[EXERCISE DIRECTIONS] Leave out the pictures and copy everything else in the entries exactly.

[Source code of charts]
···
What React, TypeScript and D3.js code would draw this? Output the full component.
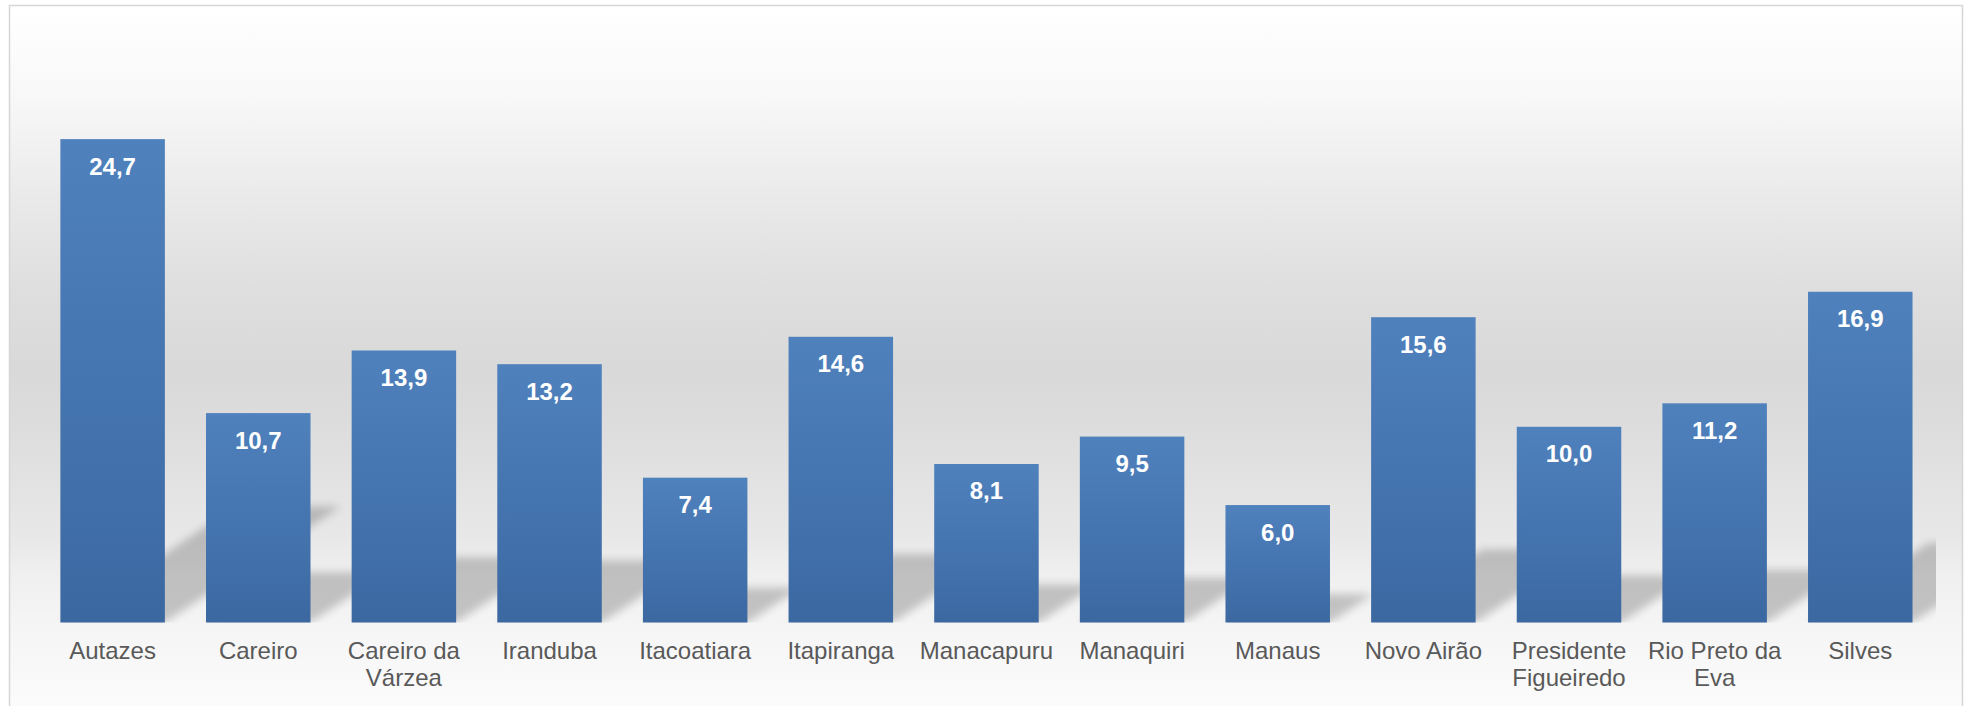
import React, { useRef, useEffect } from 'react';
import * as d3 from 'd3';

const categories = [
  'Autazes',
  'Careiro',
  'Careiro da Várzea',
  'Iranduba',
  'Itacoatiara',
  'Itapiranga',
  'Manacapuru',
  'Manaquiri',
  'Manaus',
  'Novo Airão',
  'Presidente Figueiredo',
  'Rio Preto da Eva',
  'Silves'
];
const values = [24.7, 10.7, 13.9, 13.2, 7.4, 14.6, 8.1, 9.5, 6.0, 15.6, 10.0, 11.2, 16.9];
const yMax = 30; // axis max (axis itself is hidden)

const WIDTH = 1968;
const HEIGHT = 706;
const FONT = '"Liberation Sans", Arial, sans-serif';

const App: React.FC = () => {
  const svgRef = useRef<SVGSVGElement | null>(null);

  useEffect(() => {
    const svg = d3.select(svgRef.current);
    svg.selectAll('*').remove();

    const plot = { left: 39.8, right: 1933.1, top: 35.4, bottom: 622.5 };

    const x = d3.scaleBand<string>()
      .domain(categories)
      .range([plot.left, plot.right])
      .paddingInner(0.2825)
      .paddingOuter(0.14125);

    const y = d3.scaleLinear()
      .domain([0, yMax])
      .range([plot.bottom, plot.top]);

    const defs = svg.append('defs');

    // chart area background: white -> grey -> white
    const bg = defs.append('linearGradient')
      .attr('id', 'bgGrad')
      .attr('gradientUnits', 'userSpaceOnUse')
      .attr('x1', 0).attr('x2', 0)
      .attr('y1', 6).attr('y2', 706);
    [
      [0, '#ffffff'],
      [0.13, '#f8f8f8'],
      [0.28, '#e9e9e9'],
      [0.41, '#dedede'],
      [0.52, '#d9d9d9'],
      [0.59, '#dcdcdc'],
      [0.76, '#e8e8e8'],
      [0.81, '#efefef'],
      [0.9, '#f6f6f6'],
      [1, '#fbfbfb']
    ].forEach(([o, c]) => bg.append('stop').attr('offset', o as number).attr('stop-color', c as string));

    // bar fill
    const barGrad = defs.append('linearGradient')
      .attr('id', 'barGrad')
      .attr('x1', 0).attr('x2', 0).attr('y1', 0).attr('y2', 1);
    barGrad.append('stop').attr('offset', 0).attr('stop-color', '#4f81bd');
    barGrad.append('stop').attr('offset', 0.5).attr('stop-color', '#4575b0');
    barGrad.append('stop').attr('offset', 1).attr('stop-color', '#3c68a1');

    defs.append('filter')
      .attr('id', 'blur')
      .attr('x', '-20%').attr('y', '-20%')
      .attr('width', '140%').attr('height', '140%')
      .append('feGaussianBlur')
      .attr('stdDeviation', 4);

    defs.append('clipPath')
      .attr('id', 'plotClip')
      .append('rect')
      .attr('x', 38)
      .attr('y', plot.top)
      .attr('width', 1936 - 38)
      .attr('height', plot.bottom - plot.top);

    // frame
    svg.append('rect')
      .attr('x', 9.5)
      .attr('y', 5.5)
      .attr('width', 1953)
      .attr('height', 730)
      .attr('fill', 'url(#bgGrad)')
      .attr('stroke', '#d6d6d6')
      .attr('stroke-width', 1.5);

    // perspective shadows (diagonal upper right)
    const shadowG = svg.append('g')
      .attr('clip-path', 'url(#plotClip)')
      .append('g')
      .attr('filter', 'url(#blur)')
      .attr('opacity', 0.2);

    shadowG.selectAll('polygon')
      .data(values)
      .enter()
      .append('polygon')
      .attr('fill', '#000')
      .attr('points', (d, i) => {
        const x0 = x(categories[i]) as number;
        const x1 = x0 + x.bandwidth();
        const base = y(0);
        const h = base - y(d);
        const top = base - 0.24 * h;
        const shift = 0.364 * h;
        return [
          [x0, base], [x1, base], [x1 + shift, top], [x0 + shift, top]
        ].map(p => p.join(',')).join(' ');
      });

    // bars
    svg.append('g')
      .selectAll('rect')
      .data(values)
      .enter()
      .append('rect')
      .attr('x', (d, i) => x(categories[i]) as number)
      .attr('y', d => y(d))
      .attr('width', x.bandwidth())
      .attr('height', d => y(0) - y(d))
      .attr('fill', 'url(#barGrad)');

    // value labels
    svg.append('g')
      .selectAll('text')
      .data(values)
      .enter()
      .append('text')
      .attr('x', (d, i) => (x(categories[i]) as number) + x.bandwidth() / 2)
      .attr('y', d => y(d) + 35.5)
      .attr('text-anchor', 'middle')
      .style('font-family', FONT)
      .style('font-size', '24px')
      .style('font-weight', 'bold')
      .style('fill', '#ffffff')
      .text(d => d3.format('.1f')(d).replace('.', ','));

    // category labels, wrapped within the band step
    const labels = svg.append('g')
      .selectAll('text')
      .data(categories)
      .enter()
      .append('text')
      .attr('x', d => (x(d) as number) + x.bandwidth() / 2)
      .attr('y', 659.3)
      .attr('text-anchor', 'middle')
      .style('font-family', FONT)
      .style('font-size', '24px')
      .style('fill', '#595959')
      .text(d => d);

    const maxW = x.step() - 2;
    labels.each(function () {
      const t = d3.select(this);
      const words = t.text().split(/\s+/);
      const cx = t.attr('x');
      t.text(null);
      let line: string[] = [];
      let lineNo = 0;
      let tspan = t.append('tspan').attr('x', cx).attr('dy', 0);
      words.forEach(w => {
        line.push(w);
        tspan.text(line.join(' '));
        const node = tspan.node() as SVGTSpanElement;
        if (line.length > 1 && node.getComputedTextLength() > maxW) {
          line.pop();
          tspan.text(line.join(' '));
          line = [w];
          lineNo += 1;
          tspan = t.append('tspan').attr('x', cx).attr('dy', 26.5).text(w);
        }
      });
    });
  }, []);

  return (
    <div style={{ position: 'absolute', left: 0, top: 0 }}>
      <svg ref={svgRef} width={WIDTH} height={HEIGHT} style={{ display: 'block' }} />
    </div>
  );
};

export default App;
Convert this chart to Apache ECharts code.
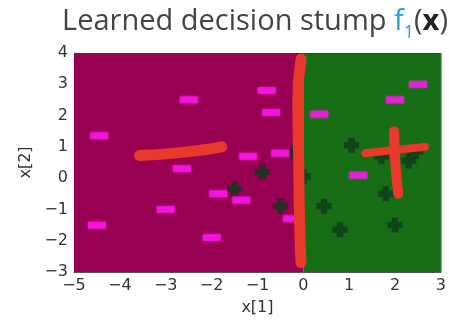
···
[EXERCISE RESULT]
What React, TypeScript and D3.js code would draw this? Output the full component.
import React, { useRef, useEffect } from 'react';
import * as d3 from 'd3';

const categories = [
  'Autazes',
  'Careiro',
  'Careiro da Várzea',
  'Iranduba',
  'Itacoatiara',
  'Itapiranga',
  'Manacapuru',
  'Manaquiri',
  'Manaus',
  'Novo Airão',
  'Presidente Figueiredo',
  'Rio Preto da Eva',
  'Silves'
];
const values = [24.7, 10.7, 13.9, 13.2, 7.4, 14.6, 8.1, 9.5, 6.0, 15.6, 10.0, 11.2, 16.9];
const yMax = 30; // axis max (axis itself is hidden)

const WIDTH = 1968;
const HEIGHT = 706;
const FONT = '"Liberation Sans", Arial, sans-serif';

const App: React.FC = () => {
  const svgRef = useRef<SVGSVGElement | null>(null);

  useEffect(() => {
    const svg = d3.select(svgRef.current);
    svg.selectAll('*').remove();

    const plot = { left: 39.8, right: 1933.1, top: 35.4, bottom: 622.5 };

    const x = d3.scaleBand<string>()
      .domain(categories)
      .range([plot.left, plot.right])
      .paddingInner(0.2825)
      .paddingOuter(0.14125);

    const y = d3.scaleLinear()
      .domain([0, yMax])
      .range([plot.bottom, plot.top]);

    const defs = svg.append('defs');

    // chart area background: white -> grey -> white
    const bg = defs.append('linearGradient')
      .attr('id', 'bgGrad')
      .attr('gradientUnits', 'userSpaceOnUse')
      .attr('x1', 0).attr('x2', 0)
      .attr('y1', 6).attr('y2', 706);
    [
      [0, '#ffffff'],
      [0.13, '#f8f8f8'],
      [0.28, '#e9e9e9'],
      [0.41, '#dedede'],
      [0.52, '#d9d9d9'],
      [0.59, '#dcdcdc'],
      [0.76, '#e8e8e8'],
      [0.81, '#efefef'],
      [0.9, '#f6f6f6'],
      [1, '#fbfbfb']
    ].forEach(([o, c]) => bg.append('stop').attr('offset', o as number).attr('stop-color', c as string));

    // bar fill
    const barGrad = defs.append('linearGradient')
      .attr('id', 'barGrad')
      .attr('x1', 0).attr('x2', 0).attr('y1', 0).attr('y2', 1);
    barGrad.append('stop').attr('offset', 0).attr('stop-color', '#4f81bd');
    barGrad.append('stop').attr('offset', 0.5).attr('stop-color', '#4575b0');
    barGrad.append('stop').attr('offset', 1).attr('stop-color', '#3c68a1');

    defs.append('filter')
      .attr('id', 'blur')
      .attr('x', '-20%').attr('y', '-20%')
      .attr('width', '140%').attr('height', '140%')
      .append('feGaussianBlur')
      .attr('stdDeviation', 4);

    defs.append('clipPath')
      .attr('id', 'plotClip')
      .append('rect')
      .attr('x', 38)
      .attr('y', plot.top)
      .attr('width', 1936 - 38)
      .attr('height', plot.bottom - plot.top);

    // frame
    svg.append('rect')
      .attr('x', 9.5)
      .attr('y', 5.5)
      .attr('width', 1953)
      .attr('height', 730)
      .attr('fill', 'url(#bgGrad)')
      .attr('stroke', '#d6d6d6')
      .attr('stroke-width', 1.5);

    // perspective shadows (diagonal upper right)
    const shadowG = svg.append('g')
      .attr('clip-path', 'url(#plotClip)')
      .append('g')
      .attr('filter', 'url(#blur)')
      .attr('opacity', 0.2);

    shadowG.selectAll('polygon')
      .data(values)
      .enter()
      .append('polygon')
      .attr('fill', '#000')
      .attr('points', (d, i) => {
        const x0 = x(categories[i]) as number;
        const x1 = x0 + x.bandwidth();
        const base = y(0);
        const h = base - y(d);
        const top = base - 0.24 * h;
        const shift = 0.364 * h;
        return [
          [x0, base], [x1, base], [x1 + shift, top], [x0 + shift, top]
        ].map(p => p.join(',')).join(' ');
      });

    // bars
    svg.append('g')
      .selectAll('rect')
      .data(values)
      .enter()
      .append('rect')
      .attr('x', (d, i) => x(categories[i]) as number)
      .attr('y', d => y(d))
      .attr('width', x.bandwidth())
      .attr('height', d => y(0) - y(d))
      .attr('fill', 'url(#barGrad)');

    // value labels
    svg.append('g')
      .selectAll('text')
      .data(values)
      .enter()
      .append('text')
      .attr('x', (d, i) => (x(categories[i]) as number) + x.bandwidth() / 2)
      .attr('y', d => y(d) + 35.5)
      .attr('text-anchor', 'middle')
      .style('font-family', FONT)
      .style('font-size', '24px')
      .style('font-weight', 'bold')
      .style('fill', '#ffffff')
      .text(d => d3.format('.1f')(d).replace('.', ','));

    // category labels, wrapped within the band step
    const labels = svg.append('g')
      .selectAll('text')
      .data(categories)
      .enter()
      .append('text')
      .attr('x', d => (x(d) as number) + x.bandwidth() / 2)
      .attr('y', 659.3)
      .attr('text-anchor', 'middle')
      .style('font-family', FONT)
      .style('font-size', '24px')
      .style('fill', '#595959')
      .text(d => d);

    const maxW = x.step() - 2;
    labels.each(function () {
      const t = d3.select(this);
      const words = t.text().split(/\s+/);
      const cx = t.attr('x');
      t.text(null);
      let line: string[] = [];
      let lineNo = 0;
      let tspan = t.append('tspan').attr('x', cx).attr('dy', 0);
      words.forEach(w => {
        line.push(w);
        tspan.text(line.join(' '));
        const node = tspan.node() as SVGTSpanElement;
        if (line.length > 1 && node.getComputedTextLength() > maxW) {
          line.pop();
          tspan.text(line.join(' '));
          line = [w];
          lineNo += 1;
          tspan = t.append('tspan').attr('x', cx).attr('dy', 26.5).text(w);
        }
      });
    });
  }, []);

  return (
    <div style={{ position: 'absolute', left: 0, top: 0 }}>
      <svg ref={svgRef} width={WIDTH} height={HEIGHT} style={{ display: 'block' }} />
    </div>
  );
};

export default App;
Convert this chart to Apache ECharts code.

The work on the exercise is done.